_GIVEN REQUEST_. Starting with the line that contains "Write a Python" and stopping after the line that contains "dy = 70 / 268 * 80", output every line exactly as it stands.

_DATA TO PROCESS_.
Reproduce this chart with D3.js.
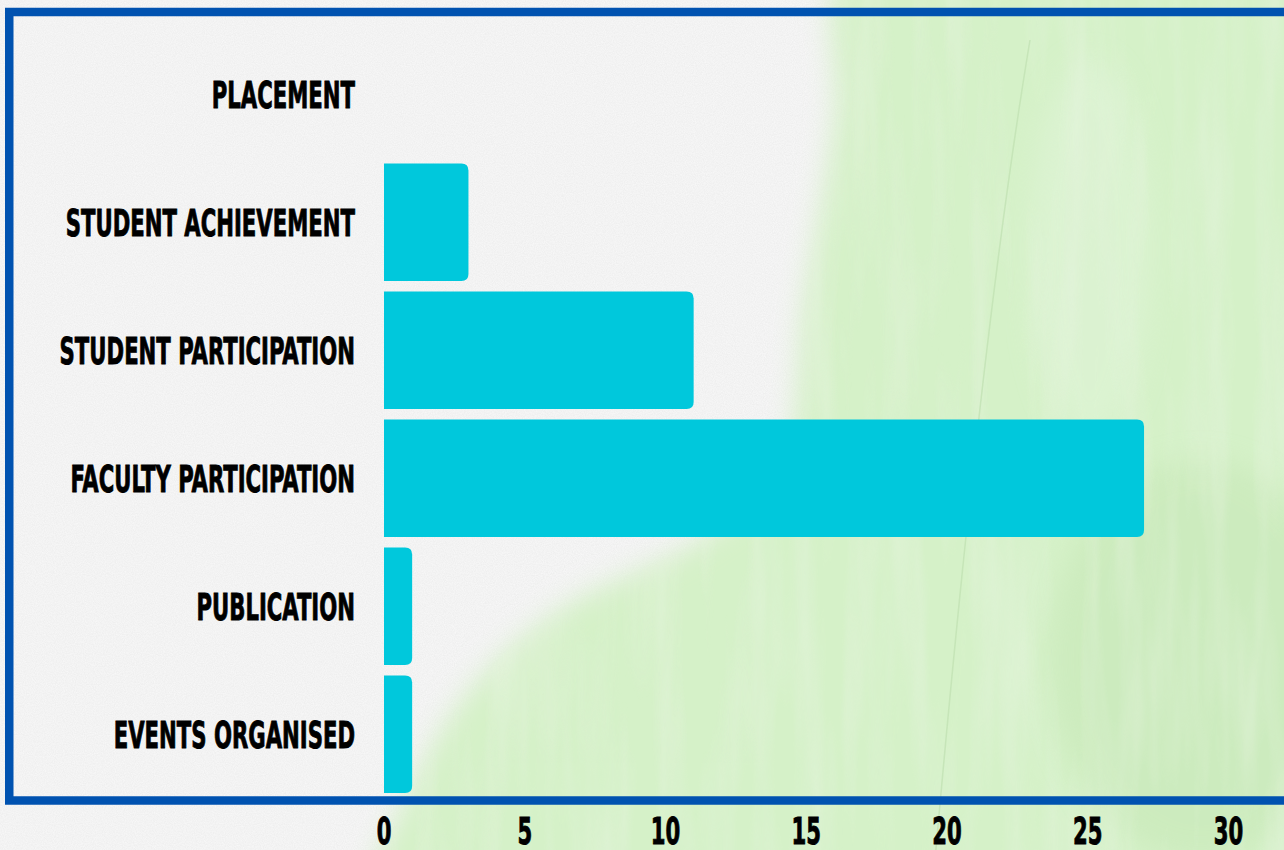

...

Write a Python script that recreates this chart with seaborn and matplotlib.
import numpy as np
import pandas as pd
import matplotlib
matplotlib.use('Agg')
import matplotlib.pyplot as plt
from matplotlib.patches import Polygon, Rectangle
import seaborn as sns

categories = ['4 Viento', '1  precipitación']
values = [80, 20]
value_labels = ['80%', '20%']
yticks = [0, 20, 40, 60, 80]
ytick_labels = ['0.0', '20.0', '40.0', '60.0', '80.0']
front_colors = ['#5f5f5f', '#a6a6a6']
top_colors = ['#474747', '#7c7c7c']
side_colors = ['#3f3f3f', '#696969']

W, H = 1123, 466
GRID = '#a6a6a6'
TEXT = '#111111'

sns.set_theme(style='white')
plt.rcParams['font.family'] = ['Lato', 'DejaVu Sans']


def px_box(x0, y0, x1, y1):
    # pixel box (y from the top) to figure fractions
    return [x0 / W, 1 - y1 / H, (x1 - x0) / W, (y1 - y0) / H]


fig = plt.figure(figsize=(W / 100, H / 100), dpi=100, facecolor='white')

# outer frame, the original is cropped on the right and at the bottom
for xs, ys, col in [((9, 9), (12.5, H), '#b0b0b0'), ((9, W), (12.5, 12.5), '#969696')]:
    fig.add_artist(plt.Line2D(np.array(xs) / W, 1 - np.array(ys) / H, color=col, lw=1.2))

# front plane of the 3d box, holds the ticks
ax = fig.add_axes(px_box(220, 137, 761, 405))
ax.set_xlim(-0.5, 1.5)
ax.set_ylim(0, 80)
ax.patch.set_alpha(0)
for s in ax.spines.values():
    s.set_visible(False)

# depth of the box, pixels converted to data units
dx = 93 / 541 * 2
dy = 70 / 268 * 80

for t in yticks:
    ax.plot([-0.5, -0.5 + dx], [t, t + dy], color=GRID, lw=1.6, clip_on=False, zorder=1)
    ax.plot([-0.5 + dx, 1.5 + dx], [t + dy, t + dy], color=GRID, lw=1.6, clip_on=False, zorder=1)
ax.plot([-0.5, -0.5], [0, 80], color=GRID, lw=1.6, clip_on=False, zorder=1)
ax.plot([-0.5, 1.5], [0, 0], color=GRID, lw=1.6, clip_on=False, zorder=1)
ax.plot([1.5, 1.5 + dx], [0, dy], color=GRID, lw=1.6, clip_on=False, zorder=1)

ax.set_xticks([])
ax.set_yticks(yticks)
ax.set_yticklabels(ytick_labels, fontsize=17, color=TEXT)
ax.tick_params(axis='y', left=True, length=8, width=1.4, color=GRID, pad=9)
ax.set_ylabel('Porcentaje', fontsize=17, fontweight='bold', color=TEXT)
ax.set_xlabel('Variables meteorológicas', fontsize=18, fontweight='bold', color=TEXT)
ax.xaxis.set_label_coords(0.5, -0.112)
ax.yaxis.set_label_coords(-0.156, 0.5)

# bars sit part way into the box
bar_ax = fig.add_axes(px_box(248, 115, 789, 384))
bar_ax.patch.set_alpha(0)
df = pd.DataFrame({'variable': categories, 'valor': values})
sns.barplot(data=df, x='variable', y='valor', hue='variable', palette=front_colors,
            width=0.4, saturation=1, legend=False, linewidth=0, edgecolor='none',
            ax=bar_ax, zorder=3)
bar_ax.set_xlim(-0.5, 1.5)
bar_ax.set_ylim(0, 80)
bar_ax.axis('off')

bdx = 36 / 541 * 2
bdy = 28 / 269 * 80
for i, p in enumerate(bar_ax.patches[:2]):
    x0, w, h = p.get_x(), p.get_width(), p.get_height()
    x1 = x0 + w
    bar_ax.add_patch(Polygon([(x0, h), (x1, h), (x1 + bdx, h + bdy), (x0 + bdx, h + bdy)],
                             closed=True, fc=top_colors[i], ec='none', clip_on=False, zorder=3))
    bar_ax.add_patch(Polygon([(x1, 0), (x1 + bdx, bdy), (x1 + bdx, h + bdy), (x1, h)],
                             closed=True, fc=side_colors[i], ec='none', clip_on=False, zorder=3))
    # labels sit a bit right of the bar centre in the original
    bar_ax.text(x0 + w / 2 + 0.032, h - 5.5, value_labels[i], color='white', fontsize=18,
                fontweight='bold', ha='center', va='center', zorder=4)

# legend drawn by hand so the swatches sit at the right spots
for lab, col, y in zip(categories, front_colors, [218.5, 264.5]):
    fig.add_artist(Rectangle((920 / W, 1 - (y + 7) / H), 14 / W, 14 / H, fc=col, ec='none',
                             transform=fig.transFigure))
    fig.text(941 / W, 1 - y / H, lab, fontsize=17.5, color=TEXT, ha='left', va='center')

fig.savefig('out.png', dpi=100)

_FINISHED ANSWER_.
Write a Python script that recreates this chart with seaborn and matplotlib.
import numpy as np
import pandas as pd
import matplotlib
matplotlib.use('Agg')
import matplotlib.pyplot as plt
from matplotlib.patches import Polygon, Rectangle
import seaborn as sns

categories = ['4 Viento', '1  precipitación']
values = [80, 20]
value_labels = ['80%', '20%']
yticks = [0, 20, 40, 60, 80]
ytick_labels = ['0.0', '20.0', '40.0', '60.0', '80.0']
front_colors = ['#5f5f5f', '#a6a6a6']
top_colors = ['#474747', '#7c7c7c']
side_colors = ['#3f3f3f', '#696969']

W, H = 1123, 466
GRID = '#a6a6a6'
TEXT = '#111111'

sns.set_theme(style='white')
plt.rcParams['font.family'] = ['Lato', 'DejaVu Sans']


def px_box(x0, y0, x1, y1):
    # pixel box (y from the top) to figure fractions
    return [x0 / W, 1 - y1 / H, (x1 - x0) / W, (y1 - y0) / H]


fig = plt.figure(figsize=(W / 100, H / 100), dpi=100, facecolor='white')

# outer frame, the original is cropped on the right and at the bottom
for xs, ys, col in [((9, 9), (12.5, H), '#b0b0b0'), ((9, W), (12.5, 12.5), '#969696')]:
    fig.add_artist(plt.Line2D(np.array(xs) / W, 1 - np.array(ys) / H, color=col, lw=1.2))

# front plane of the 3d box, holds the ticks
ax = fig.add_axes(px_box(220, 137, 761, 405))
ax.set_xlim(-0.5, 1.5)
ax.set_ylim(0, 80)
ax.patch.set_alpha(0)
for s in ax.spines.values():
    s.set_visible(False)

# depth of the box, pixels converted to data units
dx = 93 / 541 * 2
dy = 70 / 268 * 80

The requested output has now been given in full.